§ **PROBLEM DESCRIPTION**:
Write out the lines from the top of the material through the line with "32.4, 13.5, 6.4];", exactly and with nothing added.

--- Start GIVEN INFORMATION ---

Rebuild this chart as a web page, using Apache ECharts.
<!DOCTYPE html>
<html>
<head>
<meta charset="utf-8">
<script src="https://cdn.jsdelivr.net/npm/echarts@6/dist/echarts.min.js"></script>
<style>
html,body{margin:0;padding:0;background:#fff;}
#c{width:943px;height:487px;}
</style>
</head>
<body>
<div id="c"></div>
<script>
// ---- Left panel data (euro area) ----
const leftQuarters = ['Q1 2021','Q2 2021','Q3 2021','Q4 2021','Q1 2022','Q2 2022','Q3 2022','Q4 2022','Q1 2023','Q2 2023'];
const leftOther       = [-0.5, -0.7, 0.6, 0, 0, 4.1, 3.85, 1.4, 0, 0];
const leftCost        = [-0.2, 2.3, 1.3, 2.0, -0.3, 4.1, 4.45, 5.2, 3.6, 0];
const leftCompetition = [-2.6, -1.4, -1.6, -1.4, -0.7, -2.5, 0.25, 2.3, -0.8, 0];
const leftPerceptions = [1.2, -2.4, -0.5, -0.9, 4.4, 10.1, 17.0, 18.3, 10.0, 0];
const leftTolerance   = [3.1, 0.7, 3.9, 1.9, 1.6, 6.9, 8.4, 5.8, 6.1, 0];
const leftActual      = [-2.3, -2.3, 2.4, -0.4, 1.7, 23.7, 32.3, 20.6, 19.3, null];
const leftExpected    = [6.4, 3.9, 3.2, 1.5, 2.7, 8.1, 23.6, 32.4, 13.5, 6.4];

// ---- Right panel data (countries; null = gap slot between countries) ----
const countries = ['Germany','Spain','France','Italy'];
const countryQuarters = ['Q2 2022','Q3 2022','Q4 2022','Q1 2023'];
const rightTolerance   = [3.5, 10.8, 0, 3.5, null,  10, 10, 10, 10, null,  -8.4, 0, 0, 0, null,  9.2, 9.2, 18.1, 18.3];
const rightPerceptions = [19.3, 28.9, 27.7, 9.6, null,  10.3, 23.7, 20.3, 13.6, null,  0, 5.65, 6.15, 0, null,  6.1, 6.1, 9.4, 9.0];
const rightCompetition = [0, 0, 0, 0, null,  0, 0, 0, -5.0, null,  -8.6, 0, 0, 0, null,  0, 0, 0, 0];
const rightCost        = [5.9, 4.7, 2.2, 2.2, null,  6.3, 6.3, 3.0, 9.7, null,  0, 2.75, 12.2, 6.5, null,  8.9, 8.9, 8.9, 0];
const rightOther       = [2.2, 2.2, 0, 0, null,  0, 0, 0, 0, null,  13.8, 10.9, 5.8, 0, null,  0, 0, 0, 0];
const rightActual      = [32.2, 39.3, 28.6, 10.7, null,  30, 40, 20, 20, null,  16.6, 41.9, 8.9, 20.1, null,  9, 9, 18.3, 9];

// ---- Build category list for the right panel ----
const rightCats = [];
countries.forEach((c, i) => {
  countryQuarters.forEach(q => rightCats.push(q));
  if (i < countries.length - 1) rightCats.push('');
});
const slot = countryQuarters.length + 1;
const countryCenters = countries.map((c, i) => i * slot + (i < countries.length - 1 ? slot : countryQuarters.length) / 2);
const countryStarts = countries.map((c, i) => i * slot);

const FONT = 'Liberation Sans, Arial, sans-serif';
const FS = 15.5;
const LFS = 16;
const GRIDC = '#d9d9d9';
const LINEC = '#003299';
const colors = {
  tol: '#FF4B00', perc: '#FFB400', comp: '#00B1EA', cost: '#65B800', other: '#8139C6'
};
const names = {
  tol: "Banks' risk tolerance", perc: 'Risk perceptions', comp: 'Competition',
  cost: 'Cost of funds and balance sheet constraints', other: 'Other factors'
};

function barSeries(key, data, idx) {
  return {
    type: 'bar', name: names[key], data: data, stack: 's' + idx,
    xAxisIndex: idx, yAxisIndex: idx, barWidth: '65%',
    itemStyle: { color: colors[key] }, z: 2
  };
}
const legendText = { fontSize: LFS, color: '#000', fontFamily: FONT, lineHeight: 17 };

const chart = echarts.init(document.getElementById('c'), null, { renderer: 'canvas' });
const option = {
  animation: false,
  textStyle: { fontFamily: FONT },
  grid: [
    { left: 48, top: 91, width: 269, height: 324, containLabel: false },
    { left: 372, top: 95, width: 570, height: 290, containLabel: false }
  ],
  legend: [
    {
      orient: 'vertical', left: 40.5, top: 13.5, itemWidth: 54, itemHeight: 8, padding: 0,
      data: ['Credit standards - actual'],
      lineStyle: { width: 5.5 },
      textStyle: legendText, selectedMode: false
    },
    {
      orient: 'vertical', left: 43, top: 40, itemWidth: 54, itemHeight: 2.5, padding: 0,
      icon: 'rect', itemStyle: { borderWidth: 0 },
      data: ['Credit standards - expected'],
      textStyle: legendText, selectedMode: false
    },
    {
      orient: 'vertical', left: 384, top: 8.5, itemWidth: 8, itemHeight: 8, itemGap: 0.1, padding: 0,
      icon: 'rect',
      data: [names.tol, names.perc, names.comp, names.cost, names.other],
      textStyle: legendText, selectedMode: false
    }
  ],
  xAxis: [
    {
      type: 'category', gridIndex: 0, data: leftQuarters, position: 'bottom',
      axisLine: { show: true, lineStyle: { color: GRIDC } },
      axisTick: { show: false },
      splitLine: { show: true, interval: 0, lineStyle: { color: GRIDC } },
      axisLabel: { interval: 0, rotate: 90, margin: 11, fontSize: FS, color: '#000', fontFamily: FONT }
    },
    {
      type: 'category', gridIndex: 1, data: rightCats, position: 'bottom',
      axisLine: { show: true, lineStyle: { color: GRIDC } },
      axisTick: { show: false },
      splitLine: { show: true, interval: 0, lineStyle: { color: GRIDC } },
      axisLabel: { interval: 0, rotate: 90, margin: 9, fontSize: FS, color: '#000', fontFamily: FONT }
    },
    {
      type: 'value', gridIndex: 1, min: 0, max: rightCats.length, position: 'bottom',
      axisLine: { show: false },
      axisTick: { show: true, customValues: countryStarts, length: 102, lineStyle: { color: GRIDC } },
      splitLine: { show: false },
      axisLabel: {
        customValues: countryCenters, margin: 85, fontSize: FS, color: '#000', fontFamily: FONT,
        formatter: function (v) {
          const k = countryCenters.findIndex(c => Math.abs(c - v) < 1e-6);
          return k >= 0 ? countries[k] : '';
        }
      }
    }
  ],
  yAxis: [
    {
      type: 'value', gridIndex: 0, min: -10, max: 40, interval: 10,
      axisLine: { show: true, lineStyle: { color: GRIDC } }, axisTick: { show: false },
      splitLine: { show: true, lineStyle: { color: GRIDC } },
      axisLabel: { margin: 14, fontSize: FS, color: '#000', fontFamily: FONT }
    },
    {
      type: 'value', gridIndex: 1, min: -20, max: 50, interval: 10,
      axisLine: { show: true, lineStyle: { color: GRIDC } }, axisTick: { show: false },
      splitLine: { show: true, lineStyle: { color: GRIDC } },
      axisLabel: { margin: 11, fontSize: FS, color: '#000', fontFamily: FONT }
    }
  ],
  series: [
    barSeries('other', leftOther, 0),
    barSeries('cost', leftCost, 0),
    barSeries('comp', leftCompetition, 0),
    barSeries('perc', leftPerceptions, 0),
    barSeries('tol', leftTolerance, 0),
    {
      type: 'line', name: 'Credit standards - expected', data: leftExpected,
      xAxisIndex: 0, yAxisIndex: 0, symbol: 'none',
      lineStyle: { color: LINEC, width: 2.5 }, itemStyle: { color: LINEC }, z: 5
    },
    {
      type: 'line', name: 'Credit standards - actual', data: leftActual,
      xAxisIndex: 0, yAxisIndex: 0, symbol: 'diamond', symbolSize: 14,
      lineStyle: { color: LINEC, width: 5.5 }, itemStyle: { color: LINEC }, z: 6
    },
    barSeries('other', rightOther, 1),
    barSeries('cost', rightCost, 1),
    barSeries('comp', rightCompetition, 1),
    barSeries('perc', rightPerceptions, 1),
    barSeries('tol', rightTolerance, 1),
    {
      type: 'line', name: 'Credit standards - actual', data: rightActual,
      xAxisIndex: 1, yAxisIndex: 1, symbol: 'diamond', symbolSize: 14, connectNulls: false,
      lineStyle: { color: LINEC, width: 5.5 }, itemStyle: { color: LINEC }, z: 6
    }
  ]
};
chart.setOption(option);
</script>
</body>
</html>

--- End GIVEN INFORMATION ---

§ **FINAL RESULT**:
Rebuild this chart as a web page, using Apache ECharts.
<!DOCTYPE html>
<html>
<head>
<meta charset="utf-8">
<script src="https://cdn.jsdelivr.net/npm/echarts@6/dist/echarts.min.js"></script>
<style>
html,body{margin:0;padding:0;background:#fff;}
#c{width:943px;height:487px;}
</style>
</head>
<body>
<div id="c"></div>
<script>
// ---- Left panel data (euro area) ----
const leftQuarters = ['Q1 2021','Q2 2021','Q3 2021','Q4 2021','Q1 2022','Q2 2022','Q3 2022','Q4 2022','Q1 2023','Q2 2023'];
const leftOther       = [-0.5, -0.7, 0.6, 0, 0, 4.1, 3.85, 1.4, 0, 0];
const leftCost        = [-0.2, 2.3, 1.3, 2.0, -0.3, 4.1, 4.45, 5.2, 3.6, 0];
const leftCompetition = [-2.6, -1.4, -1.6, -1.4, -0.7, -2.5, 0.25, 2.3, -0.8, 0];
const leftPerceptions = [1.2, -2.4, -0.5, -0.9, 4.4, 10.1, 17.0, 18.3, 10.0, 0];
const leftTolerance   = [3.1, 0.7, 3.9, 1.9, 1.6, 6.9, 8.4, 5.8, 6.1, 0];
const leftActual      = [-2.3, -2.3, 2.4, -0.4, 1.7, 23.7, 32.3, 20.6, 19.3, null];
const leftExpected    = [6.4, 3.9, 3.2, 1.5, 2.7, 8.1, 23.6, 32.4, 13.5, 6.4];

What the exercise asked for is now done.